Lofoten Airport Approach Profiles
Both Leknes (LKN) and Svolvær (SVJ) airports are compact facilities with approach paths that navigate mountainous terrain. Leknes uses a short runway surrounded by rising ground, while Svolvær's heliport-scale facility in Svolvær itself was replaced by the larger Svolvær Helle (SVJ) airport. The instrument approach procedures at these airports impose strict wind-component limits — crosswind limits of 15–20 knots are common — meaning that wind conditions that would be entirely manageable at a standard airport can ground turboprop operations at Lofoten.
Claim impact: Crosswind limitations are aircraft and airline operating specifications. An airline that sends turboprop aircraft to airports with known crosswind sensitivities cannot claim those crosswinds are extraordinary when they exceed turboprop limits during a typical Nordland autumn.
Dual Military-Civil Operations
Bodø Airport's northern end hosts the Royal Norwegian Air Force 132 Air Wing and is the primary operational base for Norway's F-35A fleet. Military flying operations — including tactical sorties, training exercises, and emergency scrambles — are integrated with civil air traffic management by Avinor and Norwegian Armed Forces control.
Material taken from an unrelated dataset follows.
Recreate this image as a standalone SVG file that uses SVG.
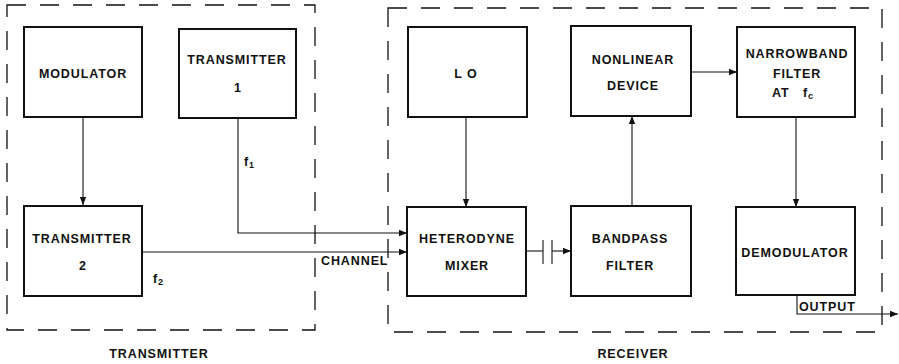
<svg xmlns="http://www.w3.org/2000/svg" width="899" height="364" viewBox="0 0 899 364">
<style>
.box{fill:#fff;stroke:#111;stroke-width:2}
.dash{fill:none;stroke:#111;stroke-width:1.3;stroke-dasharray:19 14}
.ln{fill:none;stroke:#111;stroke-width:1.1}
text{font-family:"Liberation Sans",Arial,sans-serif;font-size:12.5px;font-weight:bold;fill:#111;text-anchor:middle;letter-spacing:0.9px}
.lbl{text-anchor:start}
</style>
<defs>
<marker id="ah" viewBox="0 0 10 10" refX="10" refY="5" markerWidth="8" markerHeight="8" markerUnits="userSpaceOnUse" orient="auto">
<path d="M0,1 L10,5 L0,9 Z" fill="#111"/>
</marker>
</defs>
<rect fill="#fff" width="899" height="364"/>
<g id="transmitter-group">
<rect class="dash" x="7" y="5" width="308" height="325"/>
<text x="159" y="358">TRANSMITTER</text>
</g>
<g id="receiver-group">
<rect class="dash" x="388" y="8" width="494" height="324"/>
<text x="633" y="358">RECEIVER</text>
</g>
<g id="connectors">
<line class="ln" x1="83" y1="117" x2="83" y2="205" marker-end="url(#ah)"/>
<polyline class="ln" points="238,118 238,233 407,233" marker-end="url(#ah)"/>
<line class="ln" x1="142" y1="252" x2="407" y2="252" marker-end="url(#ah)"/>
<line class="ln" x1="466" y1="117" x2="466" y2="207" marker-end="url(#ah)"/>
<line class="ln" x1="526" y1="251" x2="543" y2="251"/>
<line class="ln" x1="543" y1="240" x2="543" y2="264" stroke-width="1.4"/>
<line class="ln" x1="552" y1="240" x2="552" y2="264" stroke-width="1.4"/>
<line class="ln" x1="552" y1="251" x2="571" y2="251" marker-end="url(#ah)"/>
<line class="ln" x1="632" y1="206" x2="632" y2="116" marker-end="url(#ah)"/>
<line class="ln" x1="691" y1="72" x2="737" y2="72" marker-end="url(#ah)"/>
<line class="ln" x1="796" y1="117" x2="796" y2="207" marker-end="url(#ah)"/>
<polyline class="ln" points="797,295 797,314 898,314" marker-end="url(#ah)"/>
<text class="lbl" x="244" y="166">f<tspan font-size="9" dy="2">1</tspan></text>
<text class="lbl" x="153" y="283">f<tspan font-size="9" dy="2">2</tspan></text>
<text class="lbl" x="321" y="265" letter-spacing="0.3">CHANNEL</text>
<text class="lbl" x="799" y="311" letter-spacing="0.3">OUTPUT</text>
</g>
<g id="modulator">
<rect class="box" x="24" y="27" width="118" height="90"/>
<text x="83" y="78">MODULATOR</text>
</g>
<g id="transmitter1">
<rect class="box" x="179" y="29" width="117" height="89"/>
<text x="237" y="64">TRANSMITTER</text>
<text x="238" y="92">1</text>
</g>
<g id="transmitter2">
<rect class="box" x="24" y="206" width="118" height="90"/>
<text x="82" y="243">TRANSMITTER</text>
<text x="83" y="270">2</text>
</g>
<g id="lo">
<rect class="box" x="408" y="27" width="119" height="90"/>
<text x="466" y="78">L O</text>
</g>
<g id="nonlinear">
<rect class="box" x="571" y="26" width="120" height="90"/>
<text x="633" y="64">NONLINEAR</text>
<text x="633" y="90">DEVICE</text>
</g>
<g id="narrowband">
<rect class="box" x="737" y="27" width="118" height="90"/>
<text x="797" y="58">NARROWBAND</text>
<text x="797" y="78">FILTER</text>
<text class="lbl" x="772" y="97">AT</text>
<text class="lbl" x="803" y="97">f<tspan font-size="9" dy="2">c</tspan></text>
</g>
<g id="heterodyne">
<rect class="box" x="407" y="207" width="119" height="89"/>
<text x="467" y="243">HETERODYNE</text>
<text x="467" y="270">MIXER</text>
</g>
<g id="bandpass">
<rect class="box" x="571" y="206" width="120" height="90"/>
<text x="630" y="243">BANDPASS</text>
<text x="630" y="270">FILTER</text>
</g>
<g id="demodulator">
<rect class="box" x="736" y="207" width="119" height="88"/>
<text x="795" y="257">DEMODULATOR</text>
</g>
</svg>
Military priority traffic can occasionally impose holding patterns on civil arrivals or delay departure clearances during active military operations.
Claim impact: The military presence at Bodø is a decades-old, permanent, and fully disclosed feature of the airport. Civil airlines operating at BOO accept this dual-use status as a known condition of their operating licence. Military activity at a long-established dual-use airport cannot be invoked as an extraordinary circumstance to deny passenger compensation.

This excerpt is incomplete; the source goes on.